======== RECORD SET

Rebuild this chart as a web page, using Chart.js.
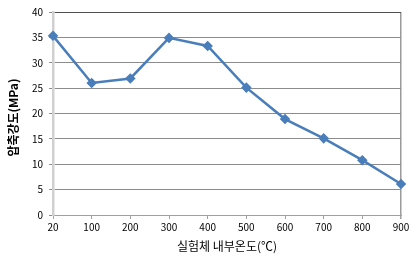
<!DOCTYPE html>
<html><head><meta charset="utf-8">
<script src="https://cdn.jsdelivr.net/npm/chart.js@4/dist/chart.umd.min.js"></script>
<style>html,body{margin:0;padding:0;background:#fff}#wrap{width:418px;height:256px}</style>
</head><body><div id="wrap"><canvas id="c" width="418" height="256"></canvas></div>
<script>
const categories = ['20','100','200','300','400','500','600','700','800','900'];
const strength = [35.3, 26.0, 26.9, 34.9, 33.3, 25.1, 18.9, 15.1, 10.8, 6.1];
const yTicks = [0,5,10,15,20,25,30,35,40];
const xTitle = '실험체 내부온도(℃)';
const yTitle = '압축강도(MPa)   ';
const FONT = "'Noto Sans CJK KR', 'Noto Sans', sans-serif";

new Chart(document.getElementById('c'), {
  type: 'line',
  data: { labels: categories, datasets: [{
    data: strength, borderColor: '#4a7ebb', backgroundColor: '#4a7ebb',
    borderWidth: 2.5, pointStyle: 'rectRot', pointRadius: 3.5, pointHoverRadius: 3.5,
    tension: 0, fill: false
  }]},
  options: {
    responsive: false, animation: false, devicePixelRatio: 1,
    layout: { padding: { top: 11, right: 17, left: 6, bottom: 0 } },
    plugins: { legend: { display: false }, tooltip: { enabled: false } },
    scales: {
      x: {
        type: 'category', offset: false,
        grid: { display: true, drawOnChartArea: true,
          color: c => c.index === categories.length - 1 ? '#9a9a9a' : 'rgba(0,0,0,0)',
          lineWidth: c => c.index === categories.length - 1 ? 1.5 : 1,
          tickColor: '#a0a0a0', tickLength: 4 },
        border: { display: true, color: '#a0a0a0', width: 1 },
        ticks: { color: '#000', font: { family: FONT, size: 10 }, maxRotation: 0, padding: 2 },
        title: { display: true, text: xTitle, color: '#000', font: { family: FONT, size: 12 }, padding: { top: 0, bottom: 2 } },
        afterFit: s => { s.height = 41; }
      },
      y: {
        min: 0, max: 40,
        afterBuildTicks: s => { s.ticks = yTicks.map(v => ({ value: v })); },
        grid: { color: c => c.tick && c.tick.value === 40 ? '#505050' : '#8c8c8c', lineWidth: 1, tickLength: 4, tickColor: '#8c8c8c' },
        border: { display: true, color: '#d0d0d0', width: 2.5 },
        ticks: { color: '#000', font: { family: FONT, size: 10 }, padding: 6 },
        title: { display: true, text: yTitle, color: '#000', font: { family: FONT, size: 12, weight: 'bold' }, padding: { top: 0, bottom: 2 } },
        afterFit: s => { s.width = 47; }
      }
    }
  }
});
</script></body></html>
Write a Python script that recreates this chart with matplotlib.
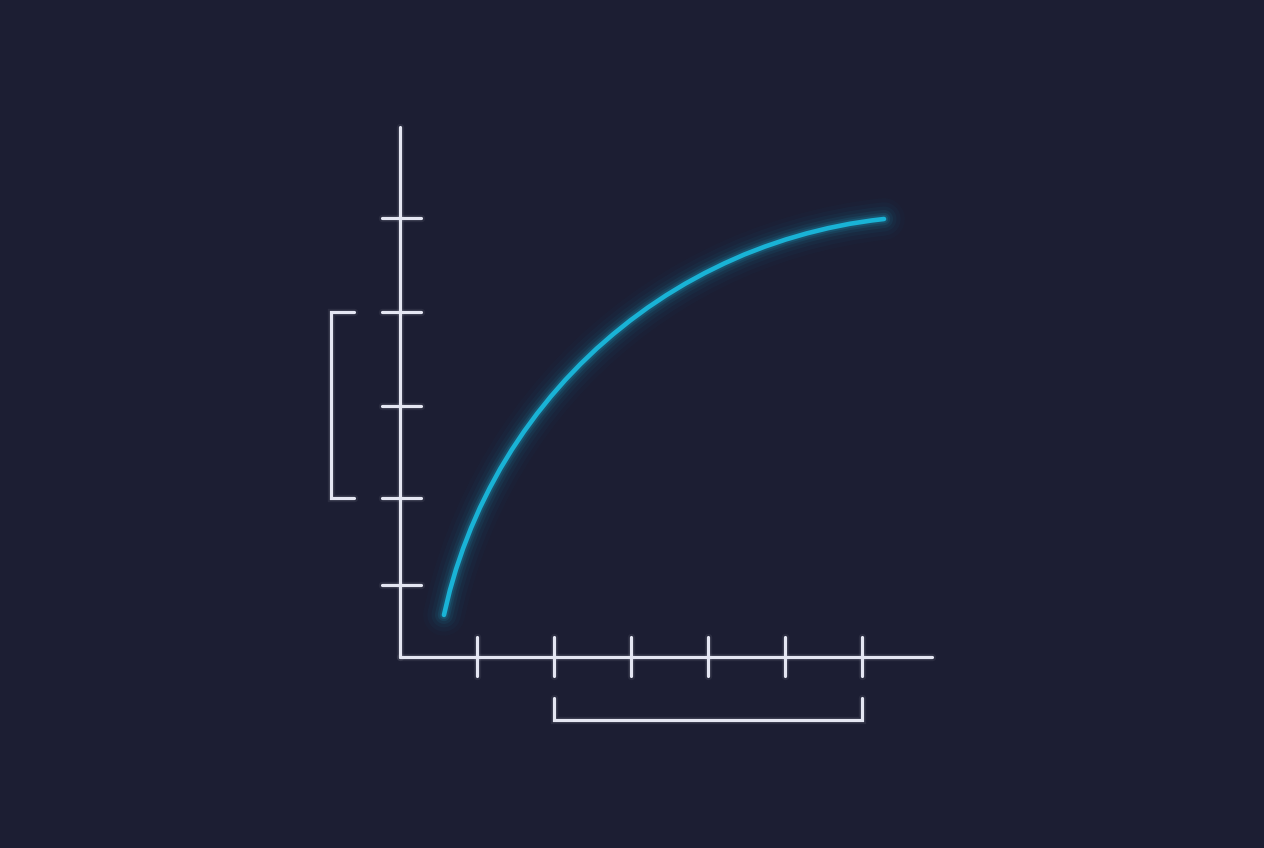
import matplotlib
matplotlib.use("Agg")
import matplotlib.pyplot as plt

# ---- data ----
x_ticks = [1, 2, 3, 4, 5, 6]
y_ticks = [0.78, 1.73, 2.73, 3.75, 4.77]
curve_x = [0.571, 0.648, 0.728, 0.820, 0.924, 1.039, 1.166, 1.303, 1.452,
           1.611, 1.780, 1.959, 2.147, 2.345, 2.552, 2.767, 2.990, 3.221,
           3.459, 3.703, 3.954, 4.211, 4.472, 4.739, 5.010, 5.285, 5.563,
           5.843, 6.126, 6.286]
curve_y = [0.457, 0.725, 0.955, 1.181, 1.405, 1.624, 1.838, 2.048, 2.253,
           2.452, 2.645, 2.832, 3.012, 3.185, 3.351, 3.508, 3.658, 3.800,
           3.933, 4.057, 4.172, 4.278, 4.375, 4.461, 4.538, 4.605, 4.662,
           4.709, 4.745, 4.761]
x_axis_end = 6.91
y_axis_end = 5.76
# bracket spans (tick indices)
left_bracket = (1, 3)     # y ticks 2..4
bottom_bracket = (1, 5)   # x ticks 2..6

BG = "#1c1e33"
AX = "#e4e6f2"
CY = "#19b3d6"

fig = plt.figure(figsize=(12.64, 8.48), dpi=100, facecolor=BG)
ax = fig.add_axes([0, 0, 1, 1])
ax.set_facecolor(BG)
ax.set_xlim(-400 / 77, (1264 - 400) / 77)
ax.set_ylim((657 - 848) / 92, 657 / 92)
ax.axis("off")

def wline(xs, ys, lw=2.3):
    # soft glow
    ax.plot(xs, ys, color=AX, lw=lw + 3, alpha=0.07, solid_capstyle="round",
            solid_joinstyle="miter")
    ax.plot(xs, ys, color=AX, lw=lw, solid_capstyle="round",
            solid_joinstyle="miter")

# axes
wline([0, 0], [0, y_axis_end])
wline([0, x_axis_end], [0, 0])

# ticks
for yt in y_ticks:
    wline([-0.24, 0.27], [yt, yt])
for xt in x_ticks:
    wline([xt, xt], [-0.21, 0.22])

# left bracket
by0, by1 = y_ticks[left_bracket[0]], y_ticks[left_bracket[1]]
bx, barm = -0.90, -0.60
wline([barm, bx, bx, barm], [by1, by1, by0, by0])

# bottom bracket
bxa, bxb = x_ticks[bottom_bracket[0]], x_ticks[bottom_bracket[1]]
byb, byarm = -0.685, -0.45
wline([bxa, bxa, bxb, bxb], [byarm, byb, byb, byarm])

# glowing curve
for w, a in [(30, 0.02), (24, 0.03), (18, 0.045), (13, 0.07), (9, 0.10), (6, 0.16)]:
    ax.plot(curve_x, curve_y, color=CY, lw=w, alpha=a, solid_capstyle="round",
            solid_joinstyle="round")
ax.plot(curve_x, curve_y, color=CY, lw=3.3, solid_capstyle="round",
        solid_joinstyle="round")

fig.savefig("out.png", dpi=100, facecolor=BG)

================

YOUR INSTRUCTIONS: Reproduce the whole listing above word for word, but not its pictures.

SOLVED PROBLEM:
Rebuild this chart as a web page, using Chart.js.
<!DOCTYPE html>
<html><head><meta charset="utf-8">
<script src="https://cdn.jsdelivr.net/npm/chart.js@4/dist/chart.umd.min.js"></script>
<style>html,body{margin:0;padding:0;background:#fff}#wrap{width:418px;height:256px}</style>
</head><body><div id="wrap"><canvas id="c" width="418" height="256"></canvas></div>
<script>
const categories = ['20','100','200','300','400','500','600','700','800','900'];
const strength = [35.3, 26.0, 26.9, 34.9, 33.3, 25.1, 18.9, 15.1, 10.8, 6.1];
const yTicks = [0,5,10,15,20,25,30,35,40];
const xTitle = '실험체 내부온도(℃)';
const yTitle = '압축강도(MPa)   ';
const FONT = "'Noto Sans CJK KR', 'Noto Sans', sans-serif";

new Chart(document.getElementById('c'), {
  type: 'line',
  data: { labels: categories, datasets: [{
    data: strength, borderColor: '#4a7ebb', backgroundColor: '#4a7ebb',
    borderWidth: 2.5, pointStyle: 'rectRot', pointRadius: 3.5, pointHoverRadius: 3.5,
    tension: 0, fill: false
  }]},
  options: {
    responsive: false, animation: false, devicePixelRatio: 1,
    layout: { padding: { top: 11, right: 17, left: 6, bottom: 0 } },
    plugins: { legend: { display: false }, tooltip: { enabled: false } },
    scales: {
      x: {
        type: 'category', offset: false,
        grid: { display: true, drawOnChartArea: true,
          color: c => c.index === categories.length - 1 ? '#9a9a9a' : 'rgba(0,0,0,0)',
          lineWidth: c => c.index === categories.length - 1 ? 1.5 : 1,
          tickColor: '#a0a0a0', tickLength: 4 },
        border: { display: true, color: '#a0a0a0', width: 1 },
        ticks: { color: '#000', font: { family: FONT, size: 10 }, maxRotation: 0, padding: 2 },
        title: { display: true, text: xTitle, color: '#000', font: { family: FONT, size: 12 }, padding: { top: 0, bottom: 2 } },
        afterFit: s => { s.height = 41; }
      },
      y: {
        min: 0, max: 40,
        afterBuildTicks: s => { s.ticks = yTicks.map(v => ({ value: v })); },
        grid: { color: c => c.tick && c.tick.value === 40 ? '#505050' : '#8c8c8c', lineWidth: 1, tickLength: 4, tickColor: '#8c8c8c' },
        border: { display: true, color: '#d0d0d0', width: 2.5 },
        ticks: { color: '#000', font: { family: FONT, size: 10 }, padding: 6 },
        title: { display: true, text: yTitle, color: '#000', font: { family: FONT, size: 12, weight: 'bold' }, padding: { top: 0, bottom: 2 } },
        afterFit: s => { s.width = 47; }
      }
    }
  }
});
</script></body></html>
Write a Python script that recreates this chart with matplotlib.
import matplotlib
matplotlib.use("Agg")
import matplotlib.pyplot as plt

# ---- data ----
x_ticks = [1, 2, 3, 4, 5, 6]
y_ticks = [0.78, 1.73, 2.73, 3.75, 4.77]
curve_x = [0.571, 0.648, 0.728, 0.820, 0.924, 1.039, 1.166, 1.303, 1.452,
           1.611, 1.780, 1.959, 2.147, 2.345, 2.552, 2.767, 2.990, 3.221,
           3.459, 3.703, 3.954, 4.211, 4.472, 4.739, 5.010, 5.285, 5.563,
           5.843, 6.126, 6.286]
curve_y = [0.457, 0.725, 0.955, 1.181, 1.405, 1.624, 1.838, 2.048, 2.253,
           2.452, 2.645, 2.832, 3.012, 3.185, 3.351, 3.508, 3.658, 3.800,
           3.933, 4.057, 4.172, 4.278, 4.375, 4.461, 4.538, 4.605, 4.662,
           4.709, 4.745, 4.761]
x_axis_end = 6.91
y_axis_end = 5.76
# bracket spans (tick indices)
left_bracket = (1, 3)     # y ticks 2..4
bottom_bracket = (1, 5)   # x ticks 2..6

BG = "#1c1e33"
AX = "#e4e6f2"
CY = "#19b3d6"

fig = plt.figure(figsize=(12.64, 8.48), dpi=100, facecolor=BG)
ax = fig.add_axes([0, 0, 1, 1])
ax.set_facecolor(BG)
ax.set_xlim(-400 / 77, (1264 - 400) / 77)
ax.set_ylim((657 - 848) / 92, 657 / 92)
ax.axis("off")

def wline(xs, ys, lw=2.3):
    # soft glow
    ax.plot(xs, ys, color=AX, lw=lw + 3, alpha=0.07, solid_capstyle="round",
            solid_joinstyle="miter")
    ax.plot(xs, ys, color=AX, lw=lw, solid_capstyle="round",
            solid_joinstyle="miter")

# axes
wline([0, 0], [0, y_axis_end])
wline([0, x_axis_end], [0, 0])

# ticks
for yt in y_ticks:
    wline([-0.24, 0.27], [yt, yt])
for xt in x_ticks:
    wline([xt, xt], [-0.21, 0.22])

# left bracket
by0, by1 = y_ticks[left_bracket[0]], y_ticks[left_bracket[1]]
bx, barm = -0.90, -0.60
wline([barm, bx, bx, barm], [by1, by1, by0, by0])

# bottom bracket
bxa, bxb = x_ticks[bottom_bracket[0]], x_ticks[bottom_bracket[1]]
byb, byarm = -0.685, -0.45
wline([bxa, bxa, bxb, bxb], [byarm, byb, byb, byarm])

# glowing curve
for w, a in [(30, 0.02), (24, 0.03), (18, 0.045), (13, 0.07), (9, 0.10), (6, 0.16)]:
    ax.plot(curve_x, curve_y, color=CY, lw=w, alpha=a, solid_capstyle="round",
            solid_joinstyle="round")
ax.plot(curve_x, curve_y, color=CY, lw=3.3, solid_capstyle="round",
        solid_joinstyle="round")

fig.savefig("out.png", dpi=100, facecolor=BG)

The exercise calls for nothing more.